Search code examples
phpc++memory-managementphp-extension

In a PHP extension, recommended way to return the value from and std::string


We have a simple PHP function, whose purpose is to call a C++ free function std::string callLibrary(std::string) and to return its std::string return value.

It currently looks like that:

PHP_FUNCTION(call_library)
{
    char *arg = NULL;
    size_t arg_len, len;
    if (zend_parse_parameters(ZEND_NUM_ARGS(), "s", &arg, &arg_len) == FAILURE)
    {
        return;
    }

    // Call underlying library
    std::string callResult = callLibrary(arg);
    zend_string * result = zend_string_init(callResult.c_str(), callResult.size(), 0);
    RETURN_STR(result);
}

We cannot find a reference manual describing the behaviours of zend_string_initor RETURN_STR(), the closest thing we have being: http://www.phpinternalsbook.com/php7/internal_types/strings/zend_strings.html

In particular, it states for the last parameter of zend_string_init

If you pass 0, you ask the engine to use a request-bound heap allocation using the Zend Memory Manager. Such allocation will be destroyed at the end of the current request. If you don’t do it yourself, on a debug build, the engine will shout at you about a memory leak you just created. If you pass 1, you ask for what we called a “persistent” allocation, that is the engine will use a traditional C malloc() call and will not track the memory allocation in any way.
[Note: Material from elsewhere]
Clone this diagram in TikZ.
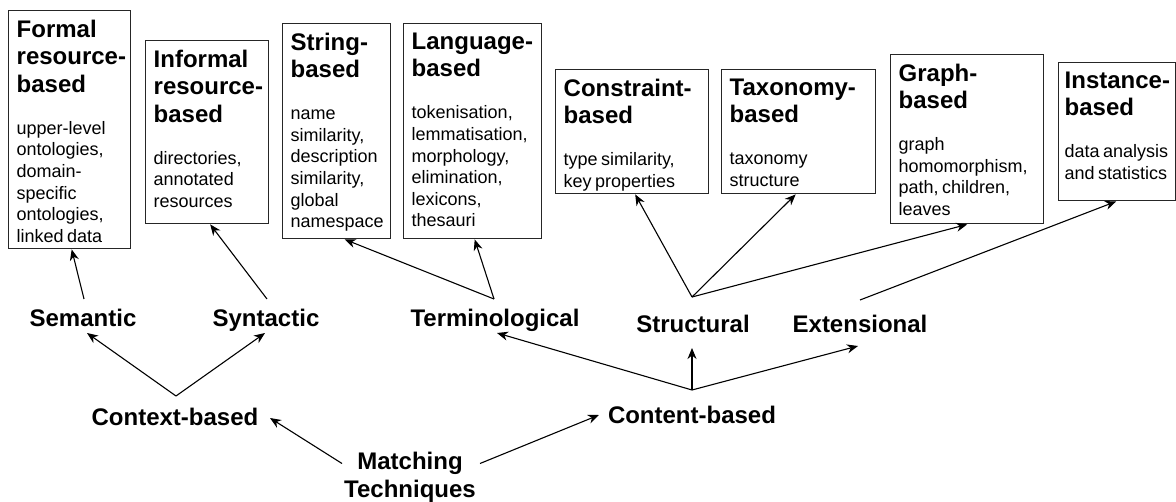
\documentclass[tikz,border=0pt]{standalone}
\usepackage{fontspec}
\setmainfont{Liberation Sans}
\usetikzlibrary{arrows.meta}
\newcommand{\ttlfont}{\fontsize{24}{27.6}\selectfont\bfseries}
\newcommand{\bdyfont}{\fontsize{18}{21.6}\selectfont}
\newcommand{\lblfont}{\fontsize{24}{28}\selectfont\bfseries}
\begin{document}
\begin{tikzpicture}[x=1pt,y=-1pt,
  box/.style={draw=black!85, line width=1.4pt, inner sep=0pt, anchor=north west},
  boxtext/.style={anchor=north west, inner sep=0pt, text width=160pt, align=left},
  lbl/.style={inner sep=0pt, font=\lblfont, align=center},
  conn/.style={line width=1.1pt, -{Stealth[length=11pt,width=9pt,inset=3.5pt]}},
  link/.style={line width=1.1pt}
]
\useasboundingbox (0,0) rectangle (1176,502);

% category boxes
\node[box, minimum width=122pt, minimum height=238pt] (formal)     at (8,10)    {};
\node[box, minimum width=123pt, minimum height=183pt] (informal)   at (145,40)  {};
\node[box, minimum width=108pt, minimum height=215pt] (string)     at (282,23)  {};
\node[box, minimum width=138pt, minimum height=215pt] (language)   at (403,23)  {};
\node[box, minimum width=153pt, minimum height=124pt] (constraint) at (555,69)  {};
\node[box, minimum width=154pt, minimum height=124pt] (taxonomy)   at (721,69)  {};
\node[box, minimum width=153pt, minimum height=169pt] (graph)      at (890,54)  {};
\node[box, minimum width=117pt, minimum height=138pt] (instance)   at (1058,62) {};

% box contents: bold heading, then the list of techniques
\node[boxtext] (formaltxt) at ([shift={(8.5,9.5)}]formal.north west)
  {{\ttlfont Formal\\resource-\\based\par}\vspace{20.4pt}
   {\bdyfont upper-level\\ontologies,\\domain-\\specific\\ontologies,\\linked data\par}};
\node[boxtext] (informaltxt) at ([shift={(8.5,9.5)}]informal.north west)
  {{\ttlfont Informal\\resource-\\based\par}\vspace{20.4pt}
   {\bdyfont directories,\\annotated\\resources\par}};
\node[boxtext] (stringtxt) at ([shift={(8.5,9.5)}]string.north west)
  {{\ttlfont String-\\based\par}\vspace{20.4pt}
   {\bdyfont name\\similarity,\\description\\similarity,\\global\\namespace\par}};
\node[boxtext] (languagetxt) at ([shift={(8.5,9.5)}]language.north west)
  {{\ttlfont Language-\\based\par}\vspace{20.4pt}
   {\bdyfont tokenisation,\\lemmatisation,\\morphology,\\elimination,\\lexicons,\\thesauri\par}};
\node[boxtext] (constrainttxt) at ([shift={(8.5,9.5)}]constraint.north west)
  {{\ttlfont Constraint-\\based\par}\vspace{20.4pt}
   {\bdyfont type similarity,\\key properties\par}};
\node[boxtext] (taxonomytxt) at ([shift={(8.5,9.5)}]taxonomy.north west)
  {{\ttlfont Taxonomy-\\based\par}\vspace{20.4pt}
   {\bdyfont taxonomy\\structure\par}};
\node[boxtext] (graphtxt) at ([shift={(8.5,9.5)}]graph.north west)
  {{\ttlfont Graph-\\based\par}\vspace{20.4pt}
   {\bdyfont graph\\homomorphism,\\path, children,\\leaves\par}};
\node[boxtext] (instancetxt) at ([shift={(6.5,9.5)}]instance.north west)
  {{\ttlfont Instance-\\based\par}\vspace{20.4pt}
   {\bdyfont data analysis\\and statistics\par}};

% classification labels
\node[lbl, anchor=base] (semantic)       at (83,327)  {Semantic};
\node[lbl, anchor=base] (syntactic)      at (266,327) {Syntactic};
\node[lbl, anchor=base] (terminological) at (495,327) {Terminological};
\node[lbl, anchor=base] (structural)     at (693,333) {Structural};
\node[lbl, anchor=base] (extensional)    at (860,333) {Extensional};
\node[lbl, anchor=base] (contextb)       at (175,426) {Context-based};
\node[lbl, anchor=base] (contentb)       at (692,424) {Content-based};
\node[lbl, anchor=north] (matching)      at (410,451.5) {Matching\\Techniques};

% root to the two families
\draw[conn] ([shift={(-68,12)}]matching.north) -- ([shift={(95,-8)}]contextb.base);
\draw[conn] ([shift={(70,12)}]matching.north) -- ([shift={(-93,-9)}]contentb.base);

% context-based branches
\draw[conn] ([shift={(1,-30)}]contextb.base) -- ([shift={(4,6)}]semantic.base);
\draw[conn] ([shift={(1,-30)}]contextb.base) -- ([shift={(-1,6)}]syntactic.base);

% content-based branches
\draw[conn] ([shift={(0,-34)}]contentb.base) -- ([shift={(2,6)}]terminological.base);
\draw[conn] ([shift={(0,-34)}]contentb.base) -- ([shift={(-1,15)}]structural.base);
\draw[conn] ([shift={(0,-34)}]contentb.base) -- ([shift={(-2,13)}]extensional.base);

% labels to technique boxes
\draw[conn] ([shift={(1,-28)}]semantic.base) -- ([xshift=2pt]formal.south);
\draw[conn] ([shift={(1,-28)}]syntactic.base) -- ([xshift=3pt]informal.south);
\draw[conn] ([shift={(-1,-28)}]terminological.base) -- ([xshift=8pt]string.south);
\draw[conn] ([shift={(-1,-28)}]terminological.base) -- ([xshift=2pt]language.south);
\draw[conn] ([shift={(-1,-36)}]structural.base) -- ([xshift=3pt]constraint.south);
\draw[conn] ([shift={(-1,-36)}]structural.base) -- ([xshift=-3pt]taxonomy.south);
\draw[conn] ([shift={(-1,-36)}]structural.base) -- (graph.south);
\draw[conn] ([shift={(0,-33)}]extensional.base) -- ([xshift=-1pt]instance.south);
\end{tikzpicture}
\end{document}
It seems we want the 0 value, but does RETURN_STR() then free the allocated memory? (the text is a bit ambiguous, but it seems the destruction should be explicit) Is there a more idiomatic way to return such std::string value from a PHP extension function?


Solution

  • To answer your question, I'll talk a little about PHP memory allocation, then about your specific question.

    About PHP Memory Allocation

    When writing PHP extensions, there are two kinds of memory allocations you can perform:

    • tracked memory allocations
    • persistent memory allocations

    A tracked memory allocation is an optimization that allows the PHP engine to have some more control over raw memory allocation. The Zend memory manager (ZendMM) acts as a wrapper above the standard memory allocation libraries. This memory manager allows PHP to avoid memory leaks by cleaning up any tracked memory that has not been explicitly freed at the end of a request. Furthermore this allows the engine to enact memory limits (such as the php.ini setting memory_limit). Tracked memory is also referred to as per-request memory for these reasons.

    A persistent memory allocation is the standard memory allocation managed by the C library (e.g malloc and friends). It's worth noting also that in C++, new and delete typically call down to malloc and free respectively. In PHP, a persistent memory allocation survives the handling of a request, and it may exist to service more than one request. For this reason, it is possible to cause a memory leak with these kinds of allocations.

    In the PHP API, there are some macros that are defined for performing tracked or persistent memory allocations. For example, emalloc and efree are the analogs to malloc and free for tracked (i.e. per-request) memory management. The macros pemalloc and pefree are for either tracked or persistent allocations, having a parameter to toggle. For example, pemalloc(32,1) allocates a block of 32 persistent bytes whereas pemalloc(32,0) is equivalent to emalloc(32) which allocates a block of 32 tracked bytes.

    In addition to the raw memory allocation functions, the PHP API also provides control over memory allocations initiated by higher-level functions. For example, creating a PHP7 zend_string structure with zend_string_init lets you choose what kind of memory allocation you want via the third parameter. This follows a common idiom throughout the API, with 0 indicating a tracked allocation and 1 indicating a persistent allocation.

    Regarding zend_string, zend_string_init and RETURN_STR

    I'm not as familiar with PHP7 as I am with PHP5, but many concepts have carried over and I think I've read enough of the source code to answer the question. When you assign a zend_string to a zval using RETURN_STR, the zval becomes responsible for freeing the zend_string (in PHP5 this was just a char* but the concept is the same). The Zend engine expects most if not all objects to be allocated using the tracked memory manager. In PHP5, a string assigned to a zval must have been allocated via emalloc since the code always calls efree on the string buffer when the zval is destroyed. In PHP7 there seems to be an exception since the zend_string structure can remember which allocation type was used. Regardless, it's a good practice to always use the tracked allocations as a default unless you have a good reason to do otherwise. Therefore your current code looks good since it passes 0 as the third parameter to zend_string_init.

    The destruction of the zend_string should not be explicit in your code since the zval will handle that at some later time. Plus, that process is dependent on how userspace operates on the returned zval. This is not something you have to worry about.